DENVER | There's something in the air as Colorado celebrates the new year, and it's not just confetti and champagne.
The nation's first retail marijuana market makes its much-anticipated debut Wednesday amid excitement, apprehension and a pervasive sense that nobody quite knows what's going to happen next.
"It's a carnivalish, very festive atmosphere," said Toni Fox, owner of the 3-D Cannabis Center in Denver. "We're making history."
Ms. Fox is one of more than 30 retail-marijuana licensees who plan to step into the unknown on New Year's Day, and like the others, she was doing everything possible Tuesday to anticipate the deluge.
She's rented a Port-A-Potty and hired a food truck for the customers who plan to camp out on the sidewalk outside her shop on Brighton Boulevard on New Year's Eve. How many campers? She's not sure.
"I've heard people are going to spend the night outside the store," said Ms. Fox. "It could be a dozen or it could be hundreds. But it's New Year's Eve in the Rocky Mountains, so they might change their minds when they see how cold it gets."
Voters in both Colorado and Washington approved statewide initiatives legalizing recreational marijuana for adults 21 and over on the November 2012 ballot. On Jan. 1, however, only Colorado will be selling retail marijuana.
Brian Smith, spokesman for the Washington State Liquor Control Board, said state authorities will be issuing retail licenses for marijuana in late February or March, with stores opening as early as June.
"I think the difference being that Colorado [already] had a sophisticated medical-marijuana system, and they're just transferring over to the recreational side of things," said Mr. Smith. "We did not go that route and did not have a sophisticated medical-marijuana system in Washington to be able to do that."

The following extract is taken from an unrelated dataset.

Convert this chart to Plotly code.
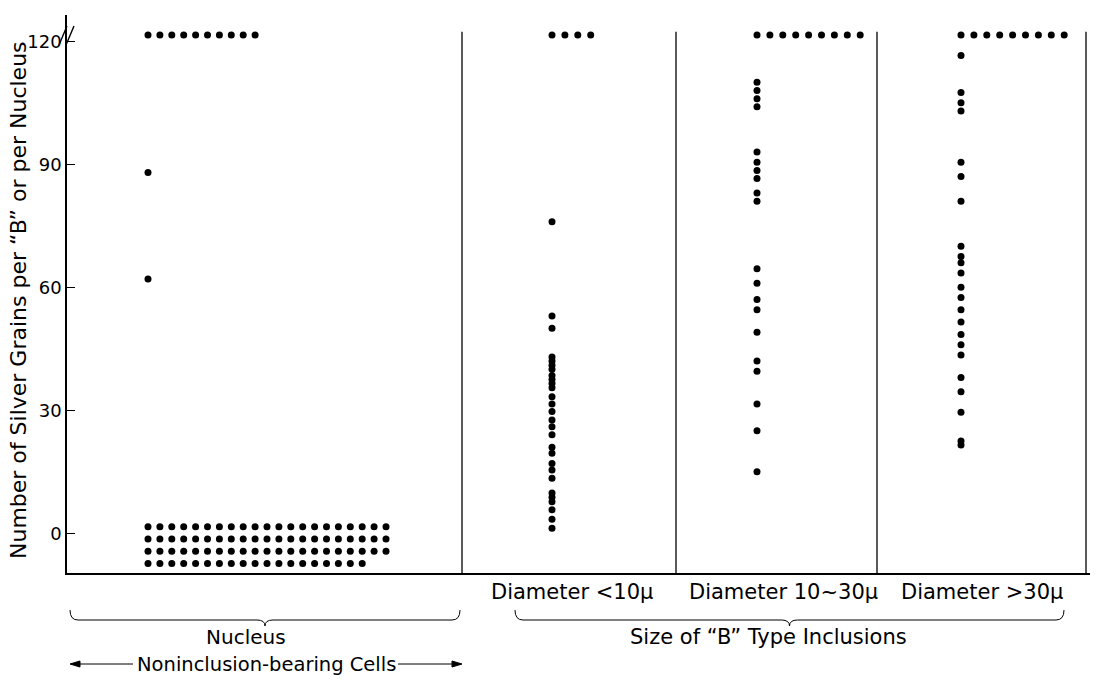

The mood was far from celebratory at a Tuesday news conference held by Smart Approaches to Marijuana (SAM), an anti-drug group headed by former Rep. Patrick Kennedy, Rhode Island Democrat, and Kevin Sabet, a former adviser to President Obama's drug czar.
"I see Colorado tomorrow and the state of Washington as really canaries in the coal mine," said Mr. Kennedy, predicting that Colorado and Washington residents would soon begin to see the "unintended consequences" of legalization, citing use among adults and teenagers, addiction-related hospitalizations, school truancies, and road fatalities.
Bob Doyle, who heads SAM Colorado, said the ultimate goal would be to repeal Amendment 64, although Mr. Sabet said there was no plan in the works to place a repeal measure on the ballot.
Mason Tvert, who led the Amendment 64 campaign, said polls show Americans are moving toward recreational marijuana legalization for adults, not against it.
"Unfortunately for opponents of marijuana-reform policy, progress only goes forward," Mr. Tvert said. "Americans are clearly fed up with marijuana prohibition, whether [its foes] like it or not."
So far the biggest concern for Colorado marijuana retail licensees isn't repeal, but rather whether they'll have enough supply to keep up with demand after their stores open early Wednesday.
"There was a final push in the last few days to purchase wholesale," said Ms. Fox. "But it's not going to be nearly enough."